Gemeinsam mit der Saaten Union sucht John Deere nach neuen Möglich­keiten zur opti­malen Aussaat.

Neben der teil­flä­chen­spe­zi­fi­schen Land­wirt­schaft arbeitet John Deere auch viel and der Auto­ma­ti­sie­rung von Maschinen. Was ist der Grund dafür?

Ein wich­tiger Aspekt bei der Maschi­nen­au­to­ma­ti­sie­rung besteht darin, dass der Land­wirt am Ende eines langen Arbeits­tages genauso produktiv arbeiten kann, wie in der ersten Stunde. Wir wollen ihn also aktiv entlasten. Darüber hinaus sehen wir auch, dass es für Land­wirte und Lohn­un­ter­nehmer immer schwie­riger wird, geeig­nete Mitar­bei­te­rinnen und Mitar­beiter zu finden, während an die Arbeits­qua­lität immer höhere Anfor­de­rungen gestellt werden.

Hier bietet die Auto­ma­ti­sie­rung Chancen, indem Sie die Bedie­nung der Maschinen verein­facht und gleich­zeitig eine hohe Arbeits­qua­lität sicher­stellt. Bisher haben wir einzelne Arbeits­schritte oder Aufgaben wie das Lenken auto­ma­ti­siert. In den USA haben wir im vergan­genen Jahr den ersten Traktor vorge­stellt, der voll­au­tonom (fahrerlos) die Boden­be­ar­bei­tung durch­führen kann. Der Weg führt also über die Teil­au­to­ma­ti­sie­rung zur Voll­au­to­ma­ti­sie­rung. Unser Ziel ist die Entwick­lung eines voll­au­to­nomen Farming­sys­tems bis 2030.

Was hat es mit den Nach­rüst­bün­deln auf sich?

Im Rahmen unserer Life-Cycle-Solu­tion Stra­tegie bieten wir unseren Kunden Nach­rüst­bündel an, die es erlauben auch auf älteren Maschinen die neuesten tech­no­lo­gi­schen Lösungen zu nutzen. Der Kunde kann so die neuesten tech­ni­schen Errun­gen­schaften auf seinem Betrieb einsetzen und so Betriebs­mittel einsparen, ohne gleich eine ganz neue Maschine kaufen zu müssen.

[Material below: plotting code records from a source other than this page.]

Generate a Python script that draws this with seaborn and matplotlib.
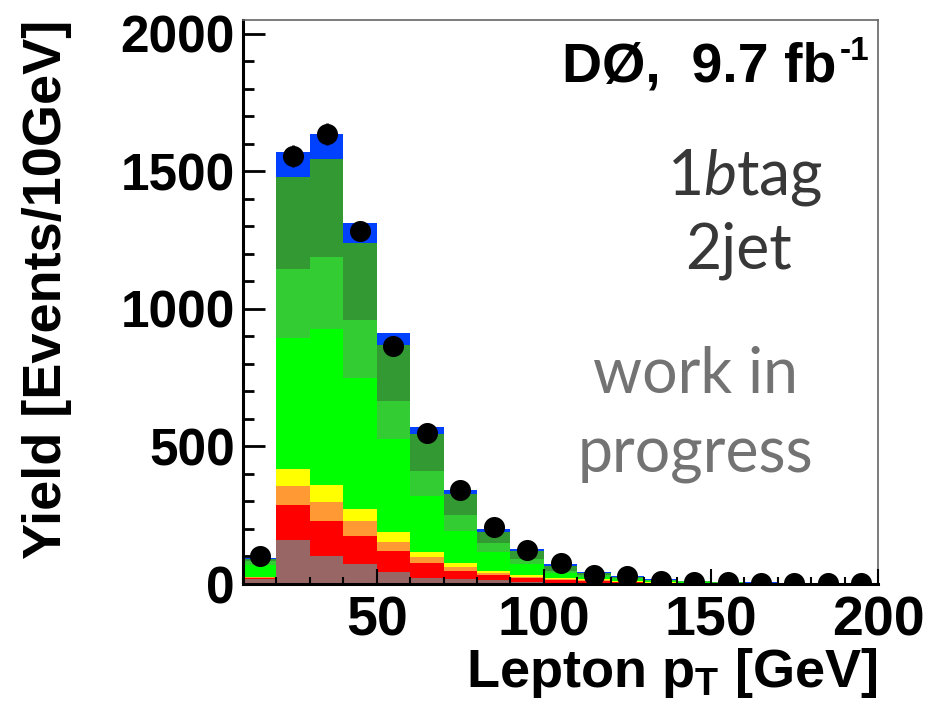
import numpy as np
import pandas as pd
import matplotlib
matplotlib.use("Agg")
import matplotlib.pyplot as plt
from matplotlib.ticker import MultipleLocator
import seaborn as sns

# Lepton pT binning: 10 GeV bins from 10 to 200 GeV
bin_edges = np.arange(10, 210, 10)
bin_centers = bin_edges[:-1] + 5

# Expected yields per process (events / 10 GeV), bottom of the stack first
multijet   = [18, 160, 103, 74, 45, 23, 17, 15, 8, 4, 3, 2, 1, 1, 0.5, 0.4, 0.3, 0.3, 0.2]
ttbar      = [4, 127, 127, 102, 74, 52, 31, 18, 14, 11, 7, 4, 3, 2, 1.5, 1.1, 0.9, 0.7, 0.6]
single_top = [2, 69, 69, 53, 33, 22, 15, 8, 5, 3, 3, 2, 1, 1, 0.5, 0.5, 0.3, 0.2, 0.2]
diboson    = [3, 61, 61, 44, 36, 21, 15, 7, 6, 3, 4, 2, 1, 0.5, 0.5, 0.3, 0.2, 0.2, 0.1]
w_light    = [42, 476, 566, 475, 338, 203, 116, 70, 39, 18, 10, 7, 4, 3, 2, 1.2, 0.9, 0.6, 0.5]
w_cc       = [16, 251, 264, 210, 139, 91, 57, 30, 18, 8, 6, 4, 3, 2, 1, 0.8, 0.6, 0.5, 0.4]
w_bb       = [5, 335, 355, 283, 205, 133, 76, 42, 31, 20, 8, 5, 3, 2, 1.5, 1, 0.8, 0.6, 0.4]
z_jets     = [3, 93, 91, 71, 42, 24, 15, 10, 6, 6, 4, 3, 1, 1, 0.5, 0.5, 0.4, 0.3, 0.3]

# Observed data counts
data_counts = [102, 1555, 1635, 1284, 865, 548, 343, 206, 125, 77, 33, 29, 12, 9, 6, 5, 5, 5, 4]

processes = {
    "multijet": (multijet, "#996666"),
    "ttbar": (ttbar, "#ff0000"),
    "single top": (single_top, "#ff9933"),
    "diboson": (diboson, "#ffff00"),
    "W+lf": (w_light, "#00ff00"),
    "W+cc": (w_cc, "#33cc33"),
    "W+bb": (w_bb, "#339933"),
    "Z+jets": (z_jets, "#0040ff"),
}

rows = []
for name, (vals, _) in processes.items():
    for c, v in zip(bin_centers, vals):
        rows.append({"pt": float(c), "yield": float(v), "process": name})
df = pd.DataFrame(rows)

# seaborn stacks the last hue level at the bottom
hue_order = list(processes.keys())[::-1]
palette = {k: col for k, (_, col) in processes.items()}

sns.set_style("white")
plt.rcParams.update({
    "font.family": ["Liberation Sans", "DejaVu Sans"],
    "text.color": "black",
    "axes.labelcolor": "black",
    "xtick.color": "black",
    "ytick.color": "black",
    "mathtext.fontset": "custom",
    "mathtext.bf": "Liberation Sans:bold",
    "mathtext.rm": "Liberation Sans:bold",
    "mathtext.it": "Lato:italic",
})

fig = plt.figure(figsize=(9.3, 7.09), dpi=100)
ax = fig.add_axes([0.2613, 0.1763, 0.6828, 0.7955])

sns.histplot(data=df, x="pt", weights="yield", hue="process", hue_order=hue_order,
             multiple="stack", binwidth=10, binrange=(10, 200), palette=palette,
             alpha=1, linewidth=0, legend=False, ax=ax)

# Data with Poisson uncertainties
data_counts = np.asarray(data_counts, dtype=float)
ax.errorbar(bin_centers, data_counts, yerr=np.sqrt(data_counts), fmt="none",
            ecolor="black", elinewidth=2, capsize=0, zorder=5)
sns.scatterplot(x=bin_centers, y=data_counts, color="black", s=230,
                linewidth=0, zorder=6, ax=ax)

ax.set_xlim(10, 200)
ax.set_ylim(0, 2050)
ax.set_xticks([50, 100, 150, 200])
ax.set_yticks([0, 500, 1000, 1500, 2000])
ax.xaxis.set_minor_locator(MultipleLocator(10))
ax.yaxis.set_minor_locator(MultipleLocator(100))
ax.set_axisbelow(False)

ax.tick_params(axis="y", which="major", direction="in", length=16, width=2,
               labelsize=37, pad=6, left=True)
ax.tick_params(axis="y", which="minor", direction="in", length=8, width=2, left=True)
ax.tick_params(axis="x", which="major", direction="in", length=11, width=1.5,
               labelsize=40, pad=8, bottom=True)
ax.tick_params(axis="x", which="minor", direction="in", length=5, width=1.5, bottom=True)
for lab in ax.get_xticklabels() + ax.get_yticklabels():
    lab.set_fontweight("bold")

for side in ("left", "bottom"):
    ax.spines[side].set_color("black")
    ax.spines[side].set_linewidth(2.2)
for side in ("top", "right"):
    ax.spines[side].set_color("#666666")
    ax.spines[side].set_linewidth(1.2)

ax.set_xlabel(r"Lepton p$_{\mathbf{T}}$ [GeV]", fontsize=39, fontweight="bold", loc="right")
ax.set_ylabel("Yield [Events/10GeV]", fontsize=39, fontweight="bold", loc="top")
ax.xaxis.set_label_coords(1.0, -0.11)
ax.yaxis.set_label_coords(-0.27, 1.0)

# Experiment and luminosity label
fig.text(836 / 930, 1 - 82 / 709, "DØ,  9.7 fb", fontsize=40, fontweight="bold",
         ha="right", va="baseline")
fig.text(840 / 930, 1 - 60 / 709, "-1", fontsize=24, fontweight="bold",
         ha="left", va="baseline")

light = dict(family=["Lato", "DejaVu Sans"], fontweight="normal", fontsize=45,
             ha="center", va="baseline")
fig.text(745 / 930, 1 - 195 / 709, r"1$\mathit{b}$tag", color="#383838", **light)
fig.text(738 / 930, 1 - 268 / 709, "2jet", color="#383838", **light)
fig.text(695 / 930, 1 - 393 / 709, "work in", color="#737373", **light)
fig.text(695 / 930, 1 - 473 / 709, "progress", color="#737373", **light)

fig.savefig("out.png", dpi=100)
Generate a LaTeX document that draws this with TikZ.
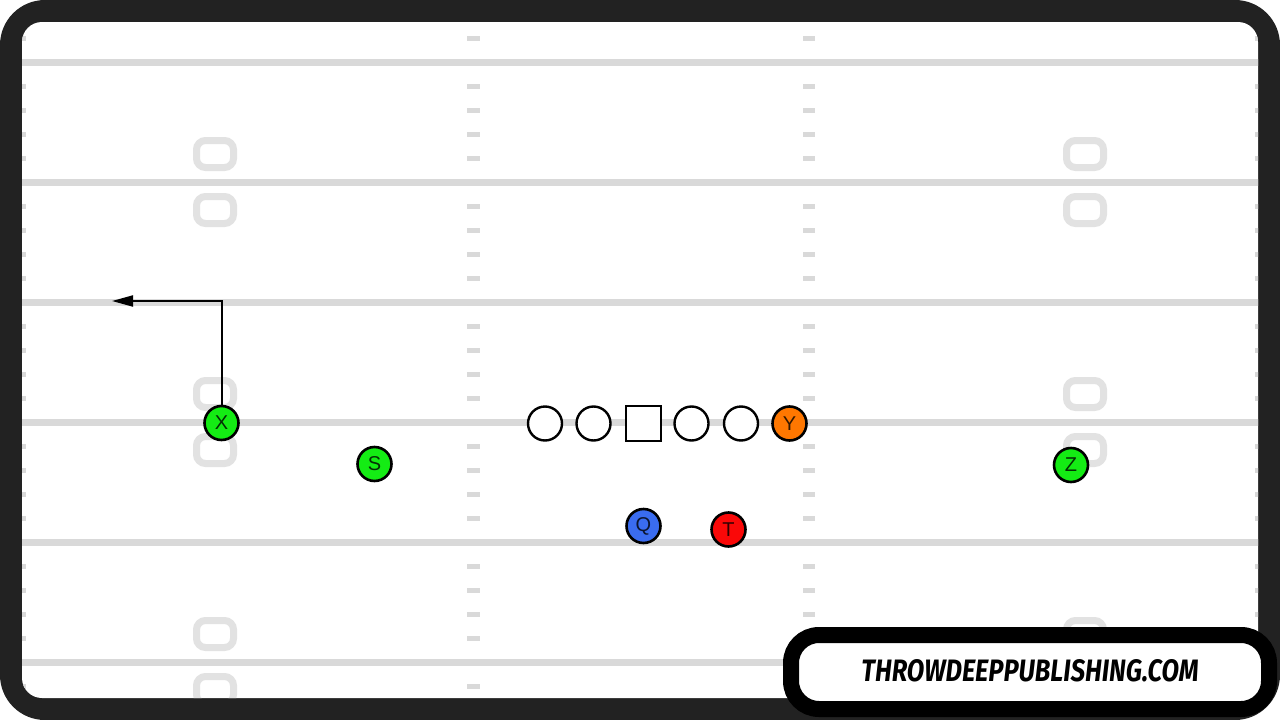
\documentclass[tikz,border=0pt]{standalone}
\usepackage{fontspec}
\setmainfont{Liberation Sans}
\newfontfamily\wmfont{Fira Sans}
\usetikzlibrary{arrows.meta}
\definecolor{frame}{RGB}{34,34,34}
\definecolor{yard}{RGB}{217,217,217}
\definecolor{numc}{RGB}{226,226,226}
\definecolor{pgreen}{RGB}{20,236,20}
\definecolor{porange}{RGB}{255,119,0}
\definecolor{pblue}{RGB}{58,108,240}
\definecolor{pred}{RGB}{250,8,8}
\tikzset{
  player/.style={circle,draw=black,line width=2.6pt,minimum size=34pt,inner sep=0pt,
    font=\fontsize{20}{20}\selectfont,text opacity=0.8},
  lineman/.style={circle,draw=black,line width=2.4pt,minimum size=34pt,inner sep=0pt,fill=white},
  center/.style={rectangle,draw=black,line width=2.4pt,minimum size=35pt,inner sep=0pt,fill=white},
  yardline/.style={yard,line width=7pt},
  hashm/.style={fill=yard},
  numshape/.style={draw=numc,line width=7pt,rounded corners=9pt},
  route/.style={black,line width=2pt,-{Triangle[length=21pt,width=11pt]}},
  wmbox/.style={draw=black,fill=white,line width=16pt,rounded corners=28pt},
}
\begin{document}
\begin{tikzpicture}[x=1pt,y=-1pt]
\useasboundingbox (0,0) rectangle (1280,720);
\fill[white] (0,0) rectangle (1280,720);
\fill[frame,rounded corners=45pt] (0,0) rectangle (1280,720);
\fill[white,rounded corners=20pt] (22,22) rectangle (1258,698);
\begin{scope}
  \clip[rounded corners=20pt] (22,22) rectangle (1258,698);
  % yard lines
  \foreach \y in {62,182,302,422,542,662}
    \draw[yardline] (0,\y) -- (1280,\y);
  % hash marks
  \foreach \k in {0,...,27}{
    \pgfmathtruncatemacro\r{mod(\k,5)}
    \pgfmathsetmacro\yy{38+24*\k}
    \ifnum\r=1\relax\else
      \fill[hashm] (467,\yy-2.5) rectangle (480,\yy+2.5);
      \fill[hashm] (803,\yy-2.5) rectangle (815,\yy+2.5);
      \fill[hashm] (14,\yy-2.5) rectangle (25.5,\yy+2.5);
      \fill[hashm] (1255,\yy-2.5) rectangle (1266,\yy+2.5);
    \fi
  }
  % yard numbers
  \foreach \cx in {215,1085}
    \foreach \cy in {154,210,394,450,634,690}
      \draw[numshape] (\cx-18.5,\cy-13.5) rectangle (\cx+18.5,\cy+13.5);
\end{scope}
% players
\node[lineman] (lt) at (545,423.5) {};
\node[lineman] (lg) at (593.5,423.5) {};
\node[center] (C) at (643.5,423.5) {};
\node[lineman] (rg) at (691.5,423.5) {};
\node[lineman] (rt) at (741,423.5) {};
\node[player,fill=porange] (Y) at (789.5,423.5) {Y};
\node[player,fill=pgreen] (X) at (221.5,423) {X};
\node[player,fill=pgreen] (S) at (374.5,464) {S};
\node[player,fill=pgreen] (Z) at (1071,465) {Z};
\node[player,fill=pblue] (Q) at (643.5,526) {Q};
\node[player,fill=pred] (T) at (728.5,529.5) {T};
% route
\coordinate (brk) at (221.5,301);
\coordinate (rend) at (112,301);
\draw[route] (X.north) -- (brk) -- (rend);
% watermark
\draw[wmbox] (791,635) rectangle (1269,709);
\node[inner sep=0pt] (wm) at (1030,671) {\resizebox{337pt}{22pt}{\wmfont\bfseries\itshape THROWDEEPPUBLISHING.COM}};
\end{tikzpicture}
\end{document}
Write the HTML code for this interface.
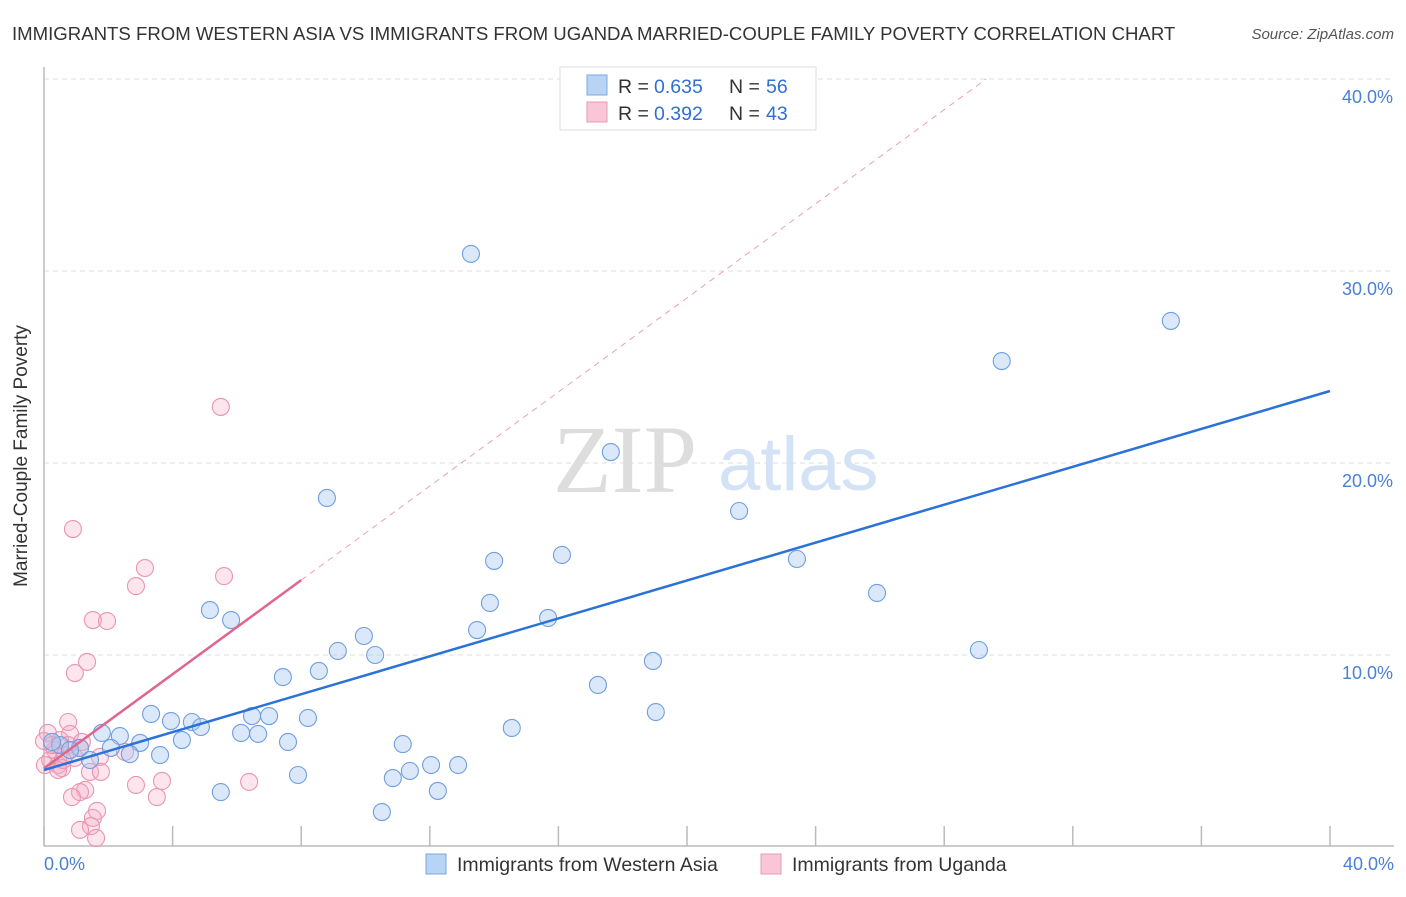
<!DOCTYPE html>
<html><head><meta charset="utf-8"><style>
body{margin:0;background:#fff;font-family:"Liberation Sans",sans-serif;}
</style></head><body>
<svg width="1406" height="892" xmlns="http://www.w3.org/2000/svg">
<text x="12" y="40" font-size="18.6" fill="#333">IMMIGRANTS FROM WESTERN ASIA VS IMMIGRANTS FROM UGANDA MARRIED-COUPLE FAMILY POVERTY CORRELATION CHART</text>
<text x="1394" y="39" font-size="15" fill="#555" font-style="italic" text-anchor="end">Source: ZipAtlas.com</text>
<g id="grid"></g>
<line x1="44" y1="67" x2="44" y2="846" stroke="#bbb" stroke-width="1.5"/>
<line x1="44" y1="846" x2="1394" y2="846" stroke="#bbb" stroke-width="1.5"/>
<text x="553" y="492" font-size="96" fill="#ddd" font-family="Liberation Serif,serif">ZIP</text>
<text x="718" y="490" font-size="76" fill="#d3e3f5">atlas</text>
<g id="ticks"></g>
<g id="pts"></g>
<g id="lines"></g>
<text x="27" y="456" font-size="19" fill="#333" transform="rotate(-90 27 456)" text-anchor="middle">Married-Couple Family Poverty</text>
<text x="44" y="870" font-size="18" fill="#4a7fd4">0.0%</text>
<text x="1394" y="870" font-size="18" fill="#4a7fd4" text-anchor="end">40.0%</text>
<g>
<rect x="560" y="67" width="256" height="63" fill="#fff" stroke="#ddd"/>
<rect x="587" y="75" width="20" height="20" fill="#b8d4f5" stroke="#7aa8e0"/>
<rect x="587" y="102" width="20" height="20" fill="#f8c6d6" stroke="#e99ab4"/>
<text x="618" y="93" font-size="19.5" fill="#333">R =</text>
<text x="654" y="93" font-size="19.5" fill="#2f6fd6">0.635</text>
<text x="729" y="93" font-size="19.5" fill="#333">N =</text>
<text x="766" y="93" font-size="19.5" fill="#2f6fd6">56</text>
<text x="618" y="120" font-size="19.5" fill="#333">R =</text>
<text x="654" y="120" font-size="19.5" fill="#2f6fd6">0.392</text>
<text x="729" y="120" font-size="19.5" fill="#333">N =</text>
<text x="766" y="120" font-size="19.5" fill="#2f6fd6">43</text>
</g>
<g>
<rect x="426" y="854" width="20" height="20" fill="#b8d4f5" stroke="#7aa8e0"/>
<text x="457" y="871" font-size="19.5" fill="#333">Immigrants from Western Asia</text>
<rect x="761" y="854" width="20" height="20" fill="#f8c6d6" stroke="#e99ab4"/>
<text x="792" y="871" font-size="19.5" fill="#333">Immigrants from Uganda</text>
</g>
</svg>
<script>
const yTicks=[10,20,30,40];
const yTickLabels=["10.0%","20.0%","30.0%","40.0%"];
const blueX=[13.28,35.05,29.79,17.63,8.80,21.62,14.00,16.11,23.42,25.91,5.16,5.82,13.87,15.68,13.47,9.95,9.14,10.30,29.08,18.94,8.55,7.43,17.23,3.33,19.03,3.95,4.60,4.88,4.29,6.47,7.00,8.21,6.13,6.66,14.55,1.80,2.36,2.99,7.59,11.16,2.08,2.67,3.61,1.12,1.43,7.90,10.85,11.38,12.04,12.88,5.50,12.25,10.51,0.50,0.81,0.25];
const blueY=[30.89,27.40,25.31,20.57,18.18,17.50,14.90,15.21,15.00,13.23,12.34,11.82,12.71,11.93,11.30,10.99,10.21,10.00,10.26,9.69,9.17,8.85,8.44,6.93,7.03,6.56,6.51,6.25,5.57,6.82,6.82,6.72,5.94,5.89,6.20,5.94,5.78,5.42,5.47,5.36,5.16,4.84,4.79,5.16,4.53,3.75,3.59,3.96,4.27,4.27,2.86,2.92,1.82,5.31,5.05,5.47];
const pinkX=[5.50,0.90,3.14,5.60,2.86,1.52,1.96,1.34,0.96,0.75,0.81,0.12,0.50,0.34,0.65,1.12,0.19,0.44,0.56,0.03,1.74,2.52,1.43,1.77,2.86,3.67,6.38,1.28,1.12,0.87,3.51,1.65,1.52,1.46,1.12,1.62,0.25,0.0,0.75,0.96,0.44,1.18,0.59];
const pinkY=[22.92,16.56,14.53,14.11,13.59,11.82,11.77,9.64,9.06,6.51,5.89,5.94,5.57,5.05,4.79,5.16,4.53,4.27,4.11,4.27,4.69,4.95,3.91,3.91,3.23,3.44,3.39,2.97,2.86,2.60,2.60,1.88,1.51,1.09,0.89,0.47,5.31,5.52,5.31,4.64,4.01,5.47,4.53];
const blueTrend=[4.01,23.75];
const pinkTrend=[4.1,1.225];
const NS="http://www.w3.org/2000/svg";
const X=v=>44+v/40*1286, Y=v=>847-v*19.2;
function mk(t,a,p){const e=document.createElementNS(NS,t);for(const k in a)e.setAttribute(k,a[k]);document.getElementById(p).appendChild(e);return e;}
yTicks.forEach((t,i)=>{
 const g=mk('line',{x1:44,x2:1394,y1:Y(t),y2:Y(t),stroke:'#ddd','stroke-dasharray':'5,4'},'grid');
 
 
 const l=mk('text',{x:1393,y:Y(t)+24,'font-size':18,fill:'#4a7fd4','text-anchor':'end'},'ticks');
 l.textContent=yTickLabels[i];
 
 
});
for(let i=0;i<=10;i++){
 const t=mk('line',{x1:X(i*4),x2:X(i*4),y1:826,y2:846,stroke:'#bbb','stroke-width':1.5},'ticks');
 
 
}
pinkX.forEach((x,i)=>{
 const c=mk('circle',{cx:X(x),cy:Y(pinkY[i]),r:8.5,fill:'rgba(245,170,195,0.3)',stroke:'#e995b2','stroke-width':1.1},'pts');
 
 
});
blueX.forEach((x,i)=>{
 const c=mk('circle',{cx:X(x),cy:Y(blueY[i]),r:8.5,fill:'rgba(165,198,240,0.4)',stroke:'#6f9fe0','stroke-width':1.1},'pts');
 
 
});
const pd=mk('line',{x1:X(8),y1:Y(pinkTrend[0]+8*pinkTrend[1]),x2:X((40-pinkTrend[0])/pinkTrend[1]),y2:Y(40),stroke:'#e8a0b8','stroke-dasharray':'6,5','stroke-width':1},'lines');


const pl=mk('line',{x1:X(0),y1:Y(pinkTrend[0]),x2:X(8),y2:Y(pinkTrend[0]+8*pinkTrend[1]),stroke:'#e06690','stroke-width':2.5},'lines');


const bl=mk('line',{x1:X(0),y1:Y(blueTrend[0]),x2:X(40),y2:Y(blueTrend[1]),stroke:'#2a72d8','stroke-width':2.5},'lines');


</script>
</body></html>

Darüber hinaus besitzen die meisten unserer Kunden mehrere Maschinen von uns, die aber nicht alle zwangs­läufig auf demselben tech­ni­schen Stand sind und daher nicht optimal im Zusam­men­spiel der verbun­denen Maschinen (connected machines) funk­tio­nieren. In einen solchen Fall bieten Nach­rüst­bündel die Möglich­keit, die ganze Flotte auf einen einheit­li­chen tech­ni­schen Stan­dard zu bringen.